In Black Athena, an audacious three-volume series that strikes at the
heart of today's most heated culture wars, Martin Bernal challenges
Eurocentric attitudes by calling into question two of the
longest-established explanations for the origins of classical
civilization. The Aryan Model, which is current today, claims that
Greek culture arose as the result of the conquest from the north by
Indo-European speakers, or "Aryans," of the native "pre-Hellenes." The
Ancient Model, which was maintained in Classical Greece, held that the
native population of Greece had initially been civilized by Egyptian
and Phoenician colonists and that additional Near Eastern culture had
been introduced to Greece by Greeks studying in Egypt and Southwest
Asia. Moving beyond these prevailing models, Bernal proposes a Revised
Ancient Model, which suggests that classical civilization in fact had
deep roots in Afroasiatic cultures.

This long-awaited third and final volume of the series is concerned
with the linguistic evidence that contradicts the Aryan Model of
ancient Greece.
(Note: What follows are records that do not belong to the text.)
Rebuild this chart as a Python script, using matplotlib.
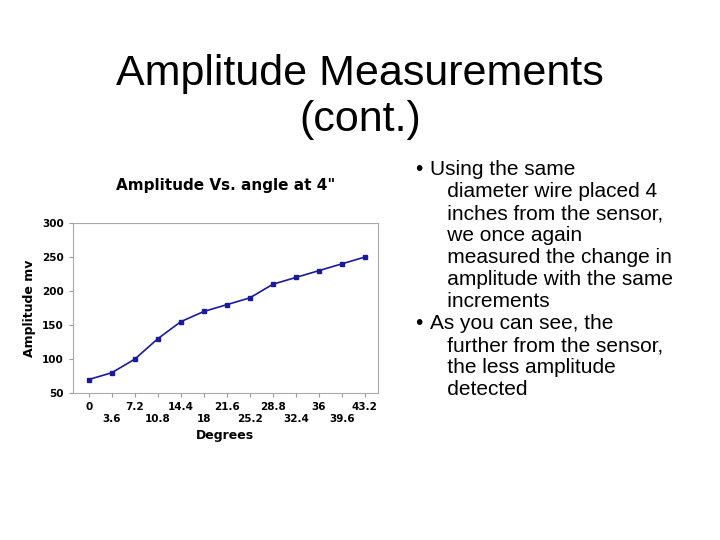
import matplotlib
matplotlib.use("Agg")
import matplotlib.pyplot as plt

# data
degrees = ["0", "3.6", "7.2", "10.8", "14.4", "18", "21.6", "25.2",
           "28.8", "32.4", "36", "39.6", "43.2"]
amplitude = [70, 80, 100, 130, 155, 170, 180, 190, 210, 220, 230, 240, 250]

fig = plt.figure(figsize=(7.2, 5.4), dpi=100)
fig.patch.set_facecolor("white")

fig.text(0.5, 0.82, "Amplitude Measurements\n(cont.)", ha="center", va="center",
         fontsize=31, family="Liberation Sans", linespacing=1.2)

body = ("Using the same\n  diameter wire placed 4\n  inches from the sensor,\n"
        "  we once again\n  measured the change in\n  amplitude with the same\n"
        "  increments\nAs you can see, the\n  further from the sensor,\n"
        "  the less amplitude\n  detected")
body = body.replace("\n  ", "\n   ")
lines = body.split("\n")
marks = "\n".join("•" if not l.startswith(" ") else "" for l in lines)
fig.text(415 / 720, 1 - 160 / 540, marks, ha="left", va="top", fontsize=15,
         family="Liberation Sans", linespacing=1.2)
fig.text(430 / 720, 1 - 160 / 540, "\n".join(l.strip() if not l.startswith(" ") else l for l in lines),
         ha="left", va="top", fontsize=15, family="Liberation Sans", linespacing=1.2)

ax = fig.add_axes([0.101, 0.272, 0.424, 0.315])
x = list(range(len(degrees)))
ax.plot(x, amplitude, color="#1a1a9a", lw=1.2, marker="s", ms=3)
ax.set_xlim(-0.7, 12.57)
ax.set_ylim(50, 300)
ax.set_yticks([50, 100, 150, 200, 250, 300])
ax.set_xticks(x)
ax.set_xticklabels([d if i % 2 == 0 else "\n" + d for i, d in enumerate(degrees)])
ax.tick_params(labelsize=7.5, length=3, color="#999999")
for lab in ax.get_xticklabels() + ax.get_yticklabels():
    lab.set_fontweight("bold")
for s in ax.spines.values():
    s.set_color("#aaaaaa")
ax.set_xlabel("Degrees", fontsize=9, fontweight="bold")
ax.set_ylabel("Amplitude mv", fontsize=9, fontweight="bold")
ax.set_title("Amplitude Vs. angle at 4\"", fontsize=11, fontweight="bold", pad=24)

fig.savefig("out.png", dpi=100)
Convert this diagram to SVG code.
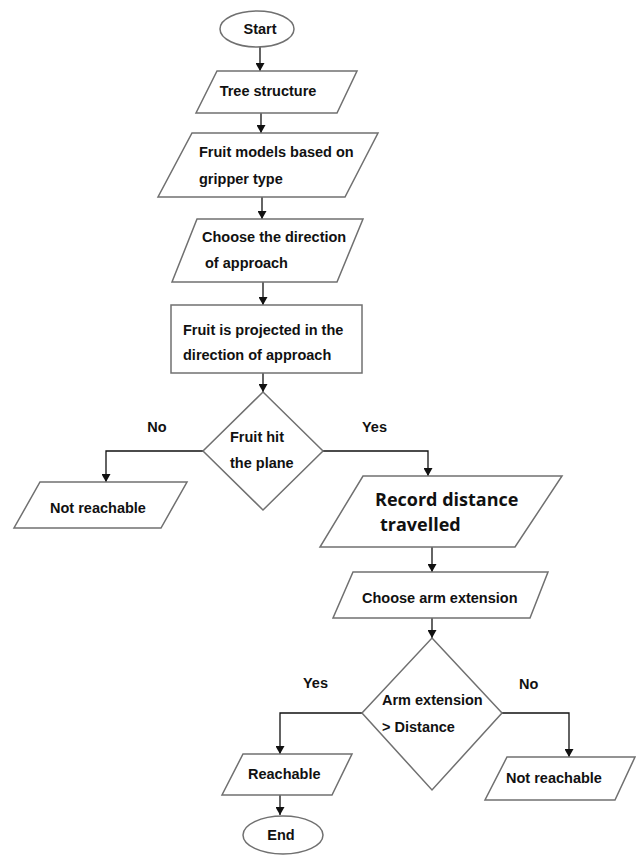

Bernal shows how nearly 40 percent of the Greek
vocabulary has been plausibly derived from two Afroasiatic
languages—Ancient Egyptian and West Semitic. He also reveals how these
derivations are not limited to matters of trade, but extended to the
sophisticatedlanguage of politics, religion, and philosophy. This
evidence, according to Bernal, confirms the fact that in Greece an
Indo-European people was culturally dominated by speakers of Ancient
Egyptian and West Semitic.

Provocative, passionate, and colossal in scope, this volume caps a
thoughtful rewriting of history that has been stirring academic and
political controversy since the publication of the first volume.